Models are accessible as a ModelSet object via the models attribute. A ModelSet is just a dictionary of Model instances, one for each of the models being tracked. When a new reply is received from an actor, the body of the reply is automatically parsed and validated against the model schema, and the model itself is updated.
>>> my_actor.models['guider']
{
"text": "Pong.",
"guideState": "on",
"axisError": [0.1, 0.04, 1.2]
...
}
>>> type(my_actor.models['guider']['guideState'])
clu.model.Property
>>> my_actor.models['guider']['guideState']
<Property (guideState): 'on'>
>>> my_actor.models['guider']['guideState'].value
'on'
It is possible to set callbacks that will be invoked when the model is updated or when a specific property changes.
Validating schemas#
To check whether the actor schema you are writing is JSON Schema-compliant you can use the Model.check_schema staticmethod
>>> from clu.model import Model
>>> Model.check_schema('~/my_models/my_actor.json', is_file=True)
True
Legacy actors#
Actors that derive from LegacyActor track their models via the TronConnection instance. In this case the model schema needs to be defined as part of the actorkeys and the parsing and validation of the keys is done using the opscore machinery that has been integrated into CLU. That said, the bahviour of the TronModel instances that can be accessed via actor.models is the same as the one described above for Model, including the access format and the ability to set callbacks.
Devices#
A Device provides a TCP socket to a remote server and a way of handling messages from it. Devices are usually small pieces of hardware that do not need a dedicated actor and that have a limited command set. For example, a telescope control actor can have multiple devices (mirror actuators, lamps, flat field screens), each one of them behind a terminal server.

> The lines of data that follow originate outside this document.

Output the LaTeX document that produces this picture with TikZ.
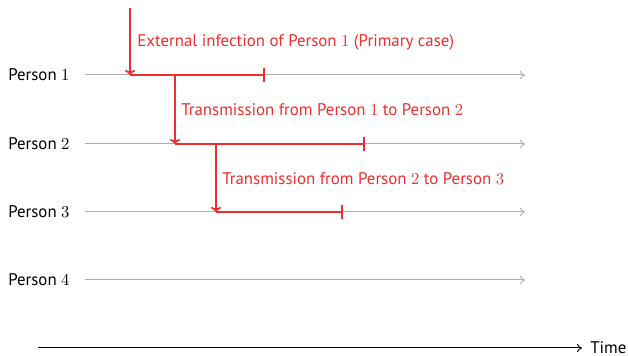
\documentclass[tikz,border=0pt]{standalone}
\usepackage{fontspec}
\setmainfont{PT Sans}
\usetikzlibrary{arrows.meta}
\definecolor{infred}{RGB}{240,45,45}
\definecolor{linegray}{RGB}{175,175,175}
\begin{document}
\begin{tikzpicture}[x=0.6pt,y=-0.6pt,
  every node/.style={font=\fontsize{10.1}{12}\selectfont, inner sep=0pt},
  person/.style={anchor=west},
  timeline/.style={draw=linegray, line width=0.6pt, -{To[length=3pt,width=5pt]}},
  infect/.style={draw=infred, line width=1.1pt, -{To[length=3pt,width=6pt]}},
  course/.style={draw=infred, line width=1.1pt, -{Bar[width=8pt]}},
  lab/.style={anchor=west, text=infred}]
\useasboundingbox (0,0) rectangle (628,356);
% person labels
\node[person] (p1) at (8,75) {Person $1$};
\node[person] (p2) at (8,144) {Person $2$};
\node[person] (p3) at (8,212) {Person $3$};
\node[person] (p4) at (8,280) {Person $4$};
% timeline ends
\coordinate (s1) at (85,75);  \coordinate (e1) at (525,75);
\coordinate (s2) at (85,144); \coordinate (e2) at (525,144);
\coordinate (s3) at (85,212); \coordinate (e3) at (525,212);
\coordinate (s4) at (85,280); \coordinate (e4) at (525,280);
\draw[timeline] (s1) -- (e1);
\draw[timeline] (s2) -- (e2);
\draw[timeline] (s3) -- (e3);
\draw[timeline] (s4) -- (e4);
% infection points
\coordinate (ext) at (130,8);
\coordinate (i1) at (130,75);
\coordinate (r1) at (265,75);
\coordinate (t1) at (175,75);
\coordinate (i2) at (175,144);
\coordinate (r2) at (365,144);
\coordinate (t2) at (216,144);
\coordinate (i3) at (216,212);
\coordinate (r3) at (343,212);
\draw[course] (i1) -- (r1);
\draw[course] (i2) -- (r2);
\draw[course] (i3) -- (r3);
\draw[infect] (ext) -- (i1);
\draw[infect] (t1) -- (i2);
\draw[infect] (t2) -- (i3);
% labels
\node[lab] (l1) at (137,42) {External infection of Person $1$ (Primary case)};
\node[lab] (l2) at (181,110) {Transmission from Person $1$ to Person $2$};
\node[lab] (l3) at (222,179) {Transmission from Person $2$ to Person $3$};
% time axis
\coordinate (ta) at (38,348);
\coordinate (tb) at (582,348);
\node[anchor=west] (time) at (590,348) {Time};
\draw[line width=0.6pt, -{To[length=3pt,width=5pt]}] (ta) -- (tb);
\end{tikzpicture}
\end{document}
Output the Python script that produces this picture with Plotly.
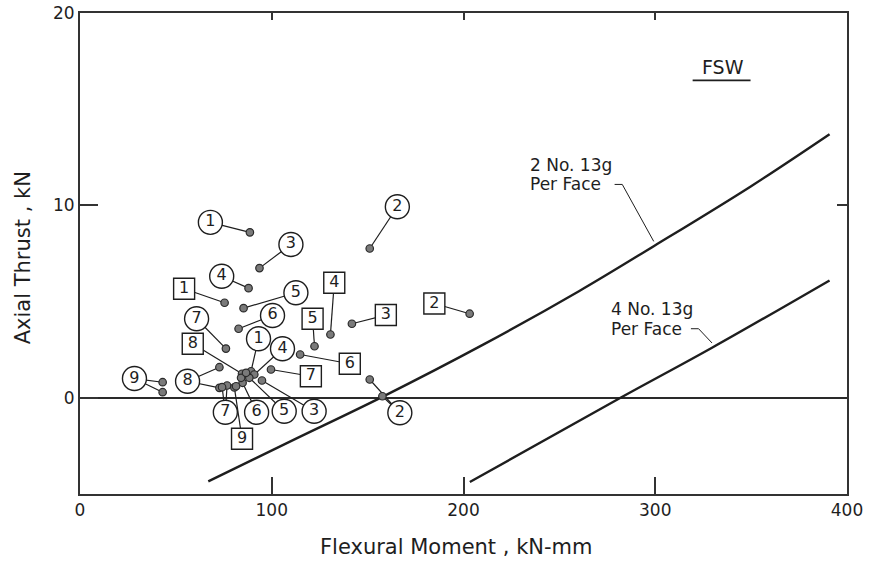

Devices are usually instantiated and started with the actor by subclassing AMQPActor or LegacyActor, which is quite straightforward to do
from clu import AMQPActor, Device
class MyActor(AMQPActor):
def __init__(self, *args, device_host, device_port, **kwargs):
super().__init__(*args, **kwargs)
self.device = Device(device_host, device_port,
callback=self.process_device)
async def run():
await self.device.start()
await super().start()
async def process_device(self, line):
# Here we do something with the line received
# from the device.
return
We can write to the device via the Device.write method. The callback passed to the Device must be a coroutine that handles each line received from the actor.
It is possible, in principle, to connect directly to another legacy actor using a device (as long as the actor accepts multiple connections) and handle the commands and replies directly. This is strongly discouraged since it contravenes the legacy protocol; all communication to and from other legacy actors must happen through Tron.